Across the U.S. Federal Government

In July 2010, the United States Department of Energy announced a series of initiatives to more broadly implement cool roof technologies on DOE facilities and buildings across the country.[15] As part of the new efforts, DOE will install a cool roof, whenever cost effective over the lifetime of the roof, during construction of a new roof or the replacement of an old one at a DOE facility.

Energy Star

Energy Star is a joint program of the U.S. Environmental Protection Agency and the U.S. Department of Energy designed to reduce greenhouse gas emissions and help businesses and consumers save money by making energy-efficient product choices.

For low slope roof applications, a roof product qualifying for the Energy Star label under its Roof Products Program must have an initial solar reflectivity of at least 0.65, and weathered reflectance of at least 0.50, in accordance with EPA testing procedures.[16] Warranties for reflective roof products must be equal in all material respects to warranties offered for comparable non-reflective roof products, either by a given company or relative to industry standards.

Certification requirements for different cool roof programs
Slope Min.

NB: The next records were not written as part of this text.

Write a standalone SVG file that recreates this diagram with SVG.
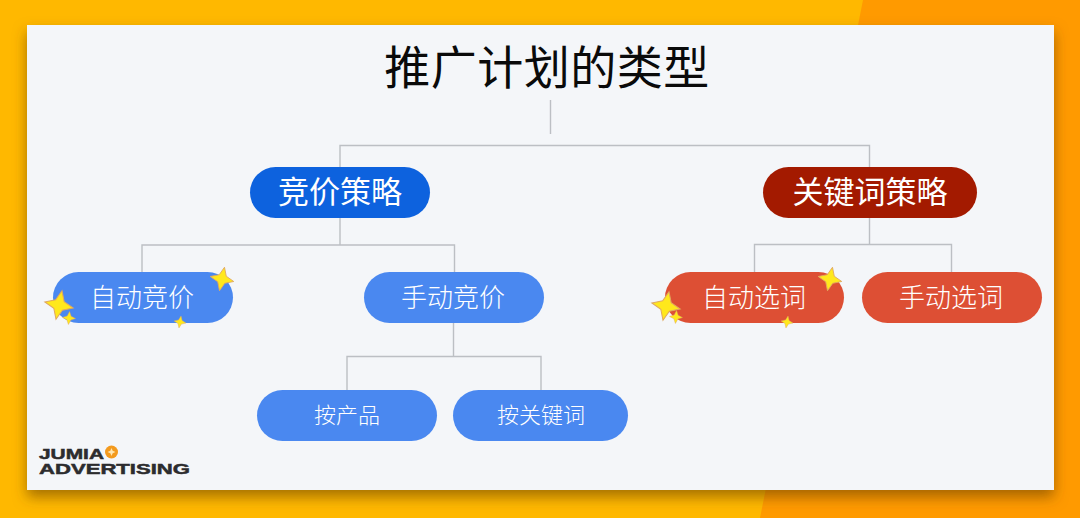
<svg xmlns="http://www.w3.org/2000/svg" width="1080" height="518" viewBox="0 0 1080 518">
<style>
text{font-family:"Noto Sans CJK SC","Noto Sans CJK JP",sans-serif;text-anchor:middle}
.w{fill:#fff}
.l1{font-size:31px}
.l2{font-size:26px;font-weight:300}
.l3{font-size:22px;font-weight:300}
.c{fill:none;stroke:#bcbfc4;stroke-width:1.4}
.star{fill:#ffe81c;stroke:#e0a860;stroke-width:.7}
.logo{font-family:"Liberation Sans",sans-serif;font-weight:700;fill:#2c2c2e;stroke:#2c2c2e;stroke-width:.5;text-anchor:start;font-size:15.500px}
</style>
<defs>
<filter id="sh" x="-5%" y="-8%" width="110%" height="120%"><feDropShadow dx="0" dy="7" stdDeviation="7" flood-color="#6b4200" flood-opacity=".6"/></filter>
<path id="s" d="M0-10 L3-3 10 0 3 3 0 10-3 3-10 0-3-3Z"/>
</defs>
<rect width="1080" height="518" fill="#ffb800"/>
<polygon points="863,0 1080,0 1080,518 760,518" fill="#ff9a00"/>
<rect x="27" y="25" width="1027" height="465" fill="#f4f6f9" filter="url(#sh)"/>
<text x="547" y="84" font-size="46" font-weight="400" fill="#0a0a0a" style="letter-spacing:.5px">推广计划的类型</text>
<g id="connectors" class="c">
<path class="c" d="M550.500 100V134"/>
<path class="c" d="M340 167V145.500H869.500V167"/>
<path class="c" d="M340 218V245M142 272V245H454.500V272"/>
<path class="c" d="M869.500 218V244.500M754.500 272V244.500H951.500V272"/>
<path class="c" d="M453.500 323V356.500M347 390V356.500H541V390"/>
</g>
<g id="n1"><rect x="250" y="167" width="180" height="51" rx="25.500" fill="#0d62de"/><text class="w l1" x="340" y="203">竞价策略</text></g>
<g id="n2"><rect x="763" y="167" width="214" height="51" rx="25.500" fill="#a31a00"/><text class="w l1" x="870" y="203">关键词策略</text></g>
<g id="n3"><rect x="53" y="272" width="180" height="51" rx="25.500" fill="#4a88f0"/><text class="w l2" x="142" y="307">自动竞价</text>
<use href="#s" class="star" transform="translate(222 279) rotate(12) scale(1.2)"/><use href="#s" class="star" transform="translate(59 305) rotate(12) scale(1.45)"/><use href="#s" class="star" transform="translate(69 318) rotate(5) scale(.65)"/><use href="#s" class="star" transform="translate(180 322) rotate(10) scale(.6)"/></g>
<g id="n4"><rect x="364" y="272" width="180" height="51" rx="25.500" fill="#4a88f0"/><text class="w l2" x="453" y="307">手动竞价</text></g>
<g id="n5"><rect x="665" y="272" width="179" height="51" rx="25.500" fill="#dd4f34"/><text class="w l2" x="754" y="307">自动选词</text>
<use href="#s" class="star" transform="translate(830 279) rotate(12) scale(1.2)"/><use href="#s" class="star" transform="translate(666 306) rotate(12) scale(1.45)"/><use href="#s" class="star" transform="translate(676 317) rotate(5) scale(.65)"/><use href="#s" class="star" transform="translate(787 322) rotate(10) scale(.6)"/></g>
<g id="n6"><rect x="862" y="272" width="180" height="51" rx="25.500" fill="#dd4f34"/><text class="w l2" x="951" y="307">手动选词</text></g>
<g id="n7"><rect x="257" y="390" width="180" height="51" rx="25.500" fill="#4a88f0"/><text class="w l3" x="347" y="423">按产品</text></g>
<g id="n8"><rect x="453" y="390" width="175" height="51" rx="25.500" fill="#4a88f0"/><text class="w l3" x="541" y="423">按关键词</text></g>
<g id="logo">
<text class="logo" x="39" y="458.500" textLength="65" lengthAdjust="spacingAndGlyphs">JUMIA</text>
<text class="logo" x="39" y="474" textLength="151" lengthAdjust="spacingAndGlyphs">ADVERTISING</text>
<circle cx="111.500" cy="452" r="6.500" fill="#f39a1e"/>
<use href="#s" fill="#ffe6b0" transform="translate(111.500 452) scale(.4)"/>
</g>
</svg>
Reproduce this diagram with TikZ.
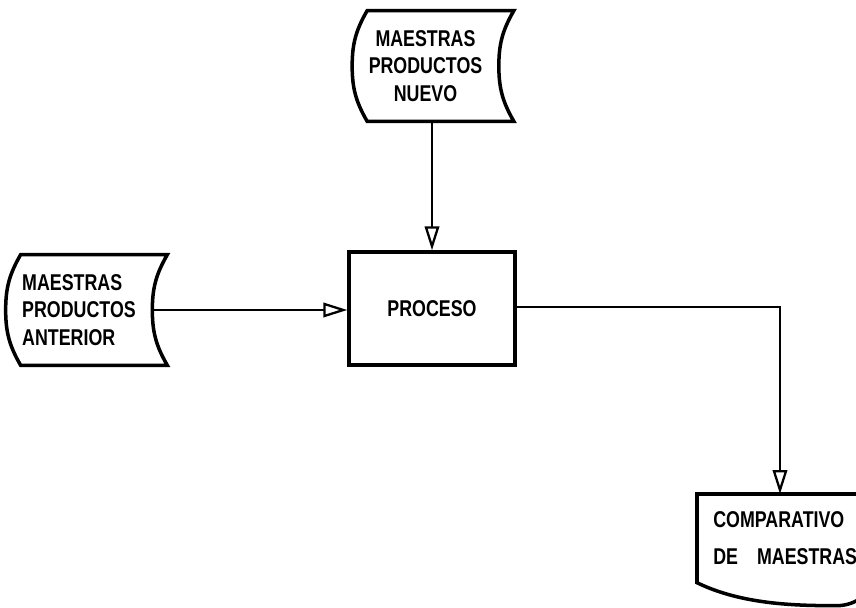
\documentclass[tikz,border=0pt]{standalone}
\usepackage{fontspec}
\newfontfamily\diagfont[FakeStretch=0.78]{Liberation Sans}
\usetikzlibrary{arrows.meta, positioning, calc}

\begin{document}
\begin{tikzpicture}[
    x=0.02cm, y=0.02cm,
    font=\diagfont\bfseries\fontsize{13}{15.5}\selectfont,
    store/.style={
        rectangle,
        minimum width=2.92cm,
        minimum height=2.2cm,
        inner sep=0pt,
        align=center
    },
    proc/.style={
        draw=black,
        rectangle,
        minimum width=3.32cm,
        minimum height=2.26cm,
        inner sep=0pt,
        line width=2pt
    },
    report/.style={
        rectangle,
        anchor=north west,
        minimum width=3.7cm,
        minimum height=1.76cm,
        inner xsep=0.32cm,
        text width=3.06cm,
        align=left
    },
    outline/.style={
        line width=2pt,
        draw=black
    },
    arrow/.style={
        -{Triangle[open,length=4.8mm,width=2.9mm]},
        line width=1.3pt,
        draw=black
    }
]

\useasboundingbox[fill=white] (0,0) rectangle (856,-608);

% ============================================================
% Files and process
% ============================================================

\node[store] (nuevo)    at (425.5,-66) {MAESTRAS\\PRODUCTOS\\NUEVO};
\node[store, align=left] (anterior) at (79,-310) {MAESTRAS\\PRODUCTOS\\ANTERIOR};
\node[proc]  (proceso)  at (432,-308.5) {PROCESO};
\node[report] (comparativo) at (697,-494)
    {COMPARATIVO\\[0.2cm]DE\hspace{0.5em} MAESTRAS};

% stored data outlines: bulging left side, hollow right side
\foreach \n in {nuevo,anterior} {
    \draw[outline]
        ([xshift=0.3cm]\n.north west) to[out=240,in=90] (\n.west)
        to[out=-90,in=120] ([xshift=0.3cm]\n.south west)
        -- ([xshift=0.3cm]\n.south east) to[out=120,in=-90] (\n.east)
        to[out=90,in=240] ([xshift=0.3cm]\n.north east) -- cycle;
}

% printed report, wavy bottom runs off the page
\draw[outline]
    (comparativo.south west)
    .. controls +(45,-22) and +(-40,0) .. ([xshift=-0.92cm,yshift=-0.46cm]comparativo.south east)
    .. controls +(20,0) and +(-15,-10) .. (comparativo.south east)
    -- (comparativo.north east) -- (comparativo.north west) -- cycle;

% ============================================================
% Connectors
% ============================================================

\draw[arrow] (proceso.north |- nuevo.south) -- (proceso.north);
\draw[arrow] (anterior.east) -- (anterior.east -| proceso.west);
\draw[arrow] ([yshift=0.03cm]proceso.east) -| ([xshift=1.66cm]comparativo.north west);
\end{tikzpicture}
\end{document}
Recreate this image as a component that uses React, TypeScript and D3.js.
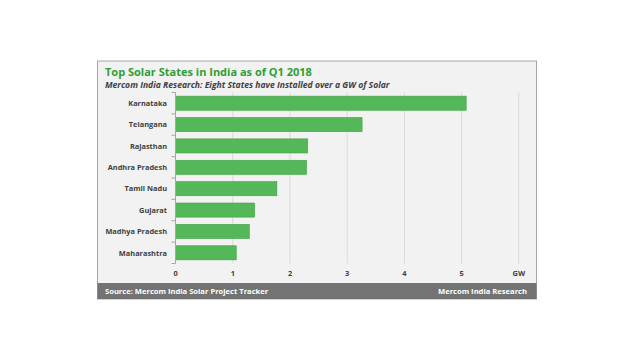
import React from "react";
import * as d3 from "d3";

const states = ["Karnataka", "Telangana", "Rajasthan", "Andhra Pradesh", "Tamil Nadu", "Gujarat", "Madhya Pradesh", "Maharashtra"];
const capacityGW = [5.08, 3.26, 2.31, 2.29, 1.77, 1.38, 1.29, 1.06];
const xTicks = [0, 1, 2, 3, 4, 5];
const unitLabel = "GW";
const title = "Top Solar States in India as of Q1 2018";
const subtitle = "Mercom India Research: Eight States have Installed over a GW of Solar";
const sourceText = "Source: Mercom India Solar Project Tracker";
const brandText = "Mercom India Research";

const FONT = "'Open Sans', 'DejaVu Sans', sans-serif";

export default function App() {
  const x = d3.scaleLinear().domain([0, 6]).range([175.6, 518.8]);
  const y = d3.scaleBand<string>().domain(states).range([92.5, 263.5]).paddingInner(0.34).paddingOuter(0.17);
  const band = d3.scaleBand<string>().domain(states).range([92.5, 263.5]);
  const gridVals = [1, 2, 3, 4, 5, 6];
  return (
    <svg width={640} height={360} style={{ position: "absolute", left: 0, top: 0 }}>
      <rect x={0} y={0} width={640} height={360} fill="#ffffff" />
      <rect x={97.5} y={61} width={439} height={238} fill="#f2f2f2" stroke="#a6a6a6" strokeWidth={1} />
      <text x={105} y={76} fontFamily={FONT} fontWeight={700} fontSize={11} fill="#2e9e32">{title}</text>
      <text x={105} y={88} fontFamily={FONT} fontWeight={700} fontStyle="italic" fontSize={8.6} fill="#404040">{subtitle}</text>
      {gridVals.map((v) => (
        <line key={v} x1={x(v)} x2={x(v)} y1={92.5} y2={263.5} stroke="#d9d9d9" strokeWidth={1} />
      ))}
      {states.map((s, i) => (
        <rect key={s} x={x(0)} y={y(s)!} width={x(capacityGW[i]) - x(0)} height={y.bandwidth()} fill="#55b858" stroke="#3f9f44" strokeWidth={0.6} />
      ))}
      <line x1={175.5} x2={175.5} y1={92.5} y2={263.5} stroke="#a6a6a6" strokeWidth={1} />
      {[...states.map((s) => band(s)!), 263.5].map((yy, i) => (
        <line key={i} x1={171.5} x2={175.5} y1={yy} y2={yy} stroke="#a6a6a6" strokeWidth={1} />
      ))}
      {states.map((s) => (
        <text key={s} x={167} y={band(s)! + band.bandwidth() / 2 + 2.8} textAnchor="end" fontFamily={FONT} fontWeight={700} fontSize={7.4} fill="#404040">{s}</text>
      ))}
      {xTicks.map((t) => (
        <text key={t} x={x(t)} y={276} textAnchor="middle" fontFamily={FONT} fontWeight={700} fontSize={7.4} fill="#404040">{t}</text>
      ))}
      <text x={x(6)} y={276} textAnchor="middle" fontFamily={FONT} fontWeight={700} fontSize={7.4} fill="#404040">{unitLabel}</text>
      <rect x={97.5} y={283} width={439} height={16} fill="#737373" />
      <text x={105} y={294} fontFamily={FONT} fontWeight={700} fontSize={7.6} fill="#ffffff">{sourceText}</text>
      <text x={527} y={294} textAnchor="end" fontFamily={FONT} fontWeight={700} fontSize={7.6} fill="#ffffff">{brandText}</text>
    </svg>
  );
}
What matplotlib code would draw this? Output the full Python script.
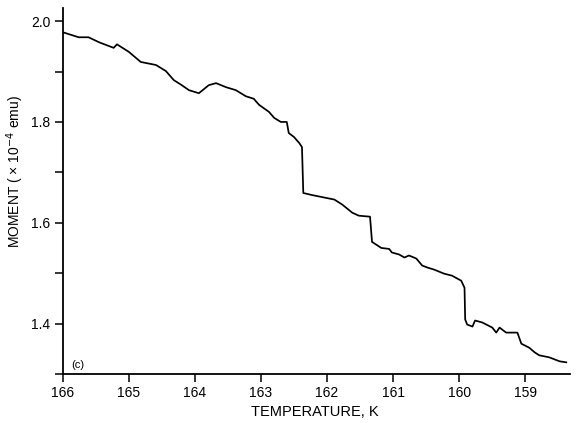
import matplotlib
matplotlib.use("Agg")
import matplotlib.pyplot as plt
from matplotlib.ticker import MultipleLocator

temperature = [166.00, 165.76, 165.61, 165.45, 165.23, 165.18, 165.00, 164.82, 164.59, 164.44,
               164.32, 164.20, 164.09, 163.94, 163.79, 163.68, 163.53, 163.38, 163.23, 163.11,
               163.03, 162.88, 162.80, 162.70, 162.61, 162.58, 162.50, 162.42, 162.38, 162.36,
               162.23, 162.08, 161.89, 161.77, 161.62, 161.52, 161.35, 161.32, 161.18, 161.06,
               161.02, 160.91, 160.83, 160.76, 160.65, 160.56, 160.48, 160.38, 160.23, 160.11,
               159.97, 159.92, 159.91, 159.88, 159.80, 159.76, 159.65, 159.50, 159.44, 159.39,
               159.29, 159.12, 159.06, 158.94, 158.86, 158.79, 158.64, 158.48, 158.38]
moment = [1.978, 1.968, 1.968, 1.958, 1.947, 1.954, 1.939, 1.919, 1.913, 1.901,
          1.883, 1.873, 1.863, 1.857, 1.873, 1.877, 1.869, 1.863, 1.851, 1.846,
          1.834, 1.820, 1.808, 1.800, 1.800, 1.778, 1.770, 1.758, 1.750, 1.659,
          1.655, 1.651, 1.646, 1.636, 1.620, 1.614, 1.612, 1.562, 1.550, 1.548,
          1.541, 1.537, 1.531, 1.535, 1.529, 1.515, 1.511, 1.507, 1.499, 1.495,
          1.485, 1.471, 1.408, 1.398, 1.394, 1.406, 1.402, 1.392, 1.382, 1.392,
          1.382, 1.382, 1.360, 1.352, 1.343, 1.337, 1.333, 1.325, 1.323]
x_ticks = [166, 165, 164, 163, 162, 161, 160, 159]
y_ticks = [1.4, 1.6, 1.8, 2.0]

plt.rcParams['font.family'] = ['Liberation Sans', 'DejaVu Sans']

fig = plt.figure(figsize=(5.76, 4.23), dpi=100)
ax = fig.add_axes([0.109, 0.116, 0.881, 0.865])
ax.plot(temperature, moment, color='black', lw=1.25)

ax.set_xlim(166, 158.32)
ax.set_ylim(1.30, 2.026)
ax.set_xticks(x_ticks)
ax.set_xticklabels([str(t) for t in x_ticks])
ax.set_yticks(y_ticks)
ax.set_yticklabels([f"{v:.1f}" for v in y_ticks])
ax.yaxis.set_minor_locator(MultipleLocator(0.1))

for s in ['top', 'right']:
    ax.spines[s].set_visible(False)
for s in ['left', 'bottom']:
    ax.spines[s].set_linewidth(1.3)

ax.tick_params(axis='both', which='both', direction='out', width=1.1, labelsize=10)
ax.tick_params(axis='both', which='major', length=6, pad=3)
ax.tick_params(axis='y', which='minor', length=6)

ax.set_xlabel('TEMPERATURE, K', fontsize=10.5)
ax.xaxis.set_label_coords(0.497, -0.085)
ax.set_ylabel('MOMENT ( × 10$^{-4}$ emu)', fontsize=10)
ax.yaxis.set_label_coords(-0.072, 0.552)
ax.text(0.016, 0.012, '(c)', transform=ax.transAxes, fontsize=8, va='bottom')

fig.savefig('out.png', dpi=100)
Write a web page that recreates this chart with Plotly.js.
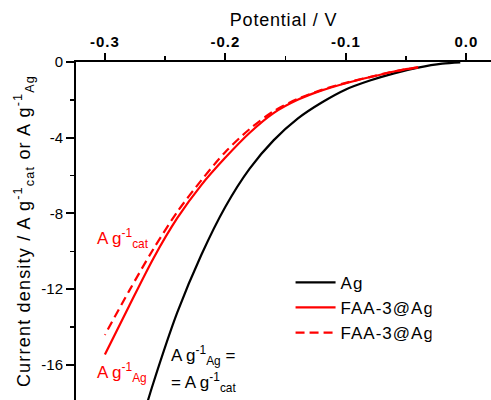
<!DOCTYPE html>
<html>
<head>
<meta charset="utf-8">
<script src="https://cdn.plot.ly/plotly-3.0.1.min.js"></script>
<style>
html,body{margin:0;padding:0;background:#fff;overflow:hidden}
#chart{width:491px;height:400px}
#chart .g-ytitle text{letter-spacing:1.2px}
#chart .g-xtitle text{letter-spacing:0.8px}
#chart .legendtext{letter-spacing:1px}
#chart .xtick text{letter-spacing:1px}
</style>
</head>
<body>
<div id="chart"></div>
<script>
// Potential (V) and current density (A g^-1)
const agPotential = [-0.005, -0.02, -0.04, -0.06, -0.08, -0.10, -0.12, -0.14, -0.16, -0.18, -0.20, -0.22, -0.24, -0.26, -0.268];
const agCurrent   = [-0.02, -0.09, -0.30, -0.60, -0.98, -1.45, -2.14, -2.99, -4.14, -5.64, -7.64, -10.19, -13.24, -16.99, -18.67];

const faaCatPotential = [-0.04, -0.05, -0.06, -0.08, -0.10, -0.12, -0.14, -0.16, -0.18, -0.20, -0.22, -0.24, -0.26, -0.28, -0.30];
const faaCatCurrent   = [-0.28, -0.38, -0.50, -0.80, -1.12, -1.50, -2.00, -2.70, -3.75, -5.05, -6.50, -8.25, -10.40, -12.90, -15.45];

const faaAgPotential = [-0.04, -0.06, -0.08, -0.10, -0.12, -0.14, -0.16, -0.18, -0.20, -0.22, -0.24, -0.26, -0.28, -0.30];
const faaAgCurrent   = [-0.28, -0.50, -0.79, -1.10, -1.47, -1.95, -2.60, -3.55, -4.75, -6.25, -7.92, -9.90, -12.10, -14.41];

const seriesNames = ['Ag', 'FAA-3@Ag', 'FAA-3@Ag'];

const xTickVals = [-0.3, -0.2, -0.1, 0.0];
const xTickText = ['-0.3', '-0.2', '-0.1', '0.0'];
const yTickVals = [0, -4, -8, -12, -16];
const yTickText = ['0', '-4', '-8', '-12', '-16'];

const FONT = 'Arial, "Liberation Sans", sans-serif';
const RED = '#ff0000';

const traces = [
  {x: agPotential, y: agCurrent, name: seriesNames[0], mode: 'lines', line: {color: '#000000', width: 2.2, shape: 'spline', smoothing: 0.8}},
  {x: faaCatPotential, y: faaCatCurrent, name: seriesNames[1], mode: 'lines', line: {color: RED, width: 2.2, shape: 'spline', smoothing: 0.8}},
  {x: faaAgPotential, y: faaAgCurrent, name: seriesNames[2], mode: 'lines', line: {color: RED, width: 2.2, dash: '9px,5px', shape: 'spline', smoothing: 0.8}}
];

const layout = {
  width: 491, height: 400,
  margin: {l: 76, r: 0, t: 62, b: 0, pad: 0},
  paper_bgcolor: '#ffffff', plot_bgcolor: '#ffffff',
  font: {family: FONT, color: '#000000'},
  showlegend: true,
  legend: {x: 0.517, y: 0.40, xanchor: 'left', yanchor: 'top', bgcolor: 'rgba(0,0,0,0)',
           font: {family: FONT, size: 17, color: '#000'}, itemwidth: 40, tracegroupgap: 0},
  xaxis: {
    side: 'top', range: [-0.324, 0.0205], autorange: false,
    tickmode: 'array', tickvals: xTickVals, ticktext: xTickText,
    ticks: 'outside', ticklen: 7, tickwidth: 2, tickcolor: '#000',
    minor: {tickmode: 'linear', tick0: 0, dtick: 0.05, ticks: 'outside', ticklen: 4, tickwidth: 1.5, tickcolor: '#000', showgrid: false},
    showline: true, linewidth: 2, linecolor: '#000', mirror: false,
    showgrid: false, zeroline: false, automargin: false,
    tickfont: {family: FONT, size: 15, color: '#000', weight: 'bold'},
    title: {text: 'Potential / V', font: {family: FONT, size: 18, color: '#000'}, standoff: 2}
  },
  yaxis: {
    range: [-17.85, 0], autorange: false,
    tickmode: 'array', tickvals: yTickVals, ticktext: yTickText,
    ticks: 'outside', ticklen: 8, tickwidth: 2, tickcolor: '#000',
    minor: {tickmode: 'linear', tick0: 0, dtick: 2, ticks: 'outside', ticklen: 4, tickwidth: 1.5, tickcolor: '#000', showgrid: false},
    showline: true, linewidth: 2, linecolor: '#000', mirror: false,
    showgrid: false, zeroline: false, automargin: false,
    tickfont: {family: FONT, size: 15, color: '#000'},
    title: {text: 'Current density / A g<sup>-1</sup><sub>cat</sub> or A g<sup>-1</sup><sub>Ag</sub>', font: {family: FONT, size: 18, color: '#000'}, standoff: 6}
  },
  annotations: [
    {xref: 'x', yref: 'y', x: -0.3083, y: -9.3, xanchor: 'left', yanchor: 'middle', showarrow: false,
     text: 'A g<sup>-1</sup><sub>cat</sub>', font: {family: FONT, size: 17, color: RED}},
    {xref: 'x', yref: 'y', x: -0.3083, y: -16.4, xanchor: 'left', yanchor: 'middle', showarrow: false,
     text: 'A g<sup>-1</sup><sub>Ag</sub>', font: {family: FONT, size: 17, color: RED}},
    {xref: 'x', yref: 'y', x: -0.2465, y: -15.5, xanchor: 'left', yanchor: 'middle', showarrow: false,
     text: 'A g<sup>-1</sup><sub>Ag</sub> =', font: {family: FONT, size: 17, color: '#000'}},
    {xref: 'x', yref: 'y', x: -0.2465, y: -16.9, xanchor: 'left', yanchor: 'middle', showarrow: false,
     text: '= A g<sup>-1</sup><sub>cat</sub>', font: {family: FONT, size: 17, color: '#000'}}
  ]
};

Plotly.newPlot('chart', traces, layout, {staticPlot: true, displayModeBar: false});
</script>
</body>
</html>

Solar Reflectance Min. Emittance Min. Solar Reflectance Index
ENERGY STAR
Low, initial 0.65
Low, aged 0.50
Steep, initial 0.25
Steep, aged 0.15
Green Globes
Low Slope 78
Steep Slope 29
USGBC LEED
Low Slope 78
Steep Slope 29

Cool Roof Rating Council

Cool Roof Rating Council (CRRC) has created a rating system for measuring and reporting the solar reflectance and thermal emittance of roofing products. This system has been put into an online directory of more than 850 roofing products and is available for energy service providers, building code bodies, architects and specifiers, property owners and community planners. CRRC conducts random testing each year to ensure the credibility of its rating directory.

CRRC’s rating program allows manufacturers and sellers to appropriately label their roofing products according to specific CRRC measured properties. The program does not, however, specify minimum requirements for solar reflectance or thermal emittance.

Green Globes

The Green Globe system is used in Canada and the United States. In the U.S., Green Globes is owned and operated by the Green Building Initiative (GBI). In Canada, the version for existing buildings is owned and operated by BOMA Canada under the brand name 'Go Green' (Visez vert).

Green Globe uses performance benchmark criteria to evaluate a building’s likely energy consumption, comparing the building design against data generated by the EPA’s Target Finder, which reflects real building performance. Buildings may earn a rating of between one and four globes. This is an online system; a building’s information is verified by a Green Globes-approved and trained licensed engineer or architect. To qualify for a rating, roofing materials must have a solar reflectance of at least 0.65 and thermal emittance of at least 0.90. As many as 10 points may be awarded for 1-100 percent roof coverage with either vegetation or highly reflective materials or both.

LEED

The U.S. Green Building Council’s Leadership in Energy and Environmental Design (LEED) rating system is a voluntary, continuously evolving national standard for developing high performance sustainable buildings. LEED provides standards for choosing products in designing buildings, but does not certify products.

Under the LEED 2009 version, to receive Sustainable Sites Credit 7.2 Heat Island Effect-Roof, at least 75% of the surface of a roof must use materials having a Solar Reflective Index (SRI) of at least 78. This criterion can also be met by installing a vegetated roof for at least 50% of the roof area, or installing a high albedo and vegetated roof in combination that meets this formula: (Area of Roof meeting Minimum SRI Roof/0.75)+(Area of vegetated roof/0.5) ≥ Total Roof Area.[17]

Examples of LEED-certified buildings with white reflective roofs are below.[18]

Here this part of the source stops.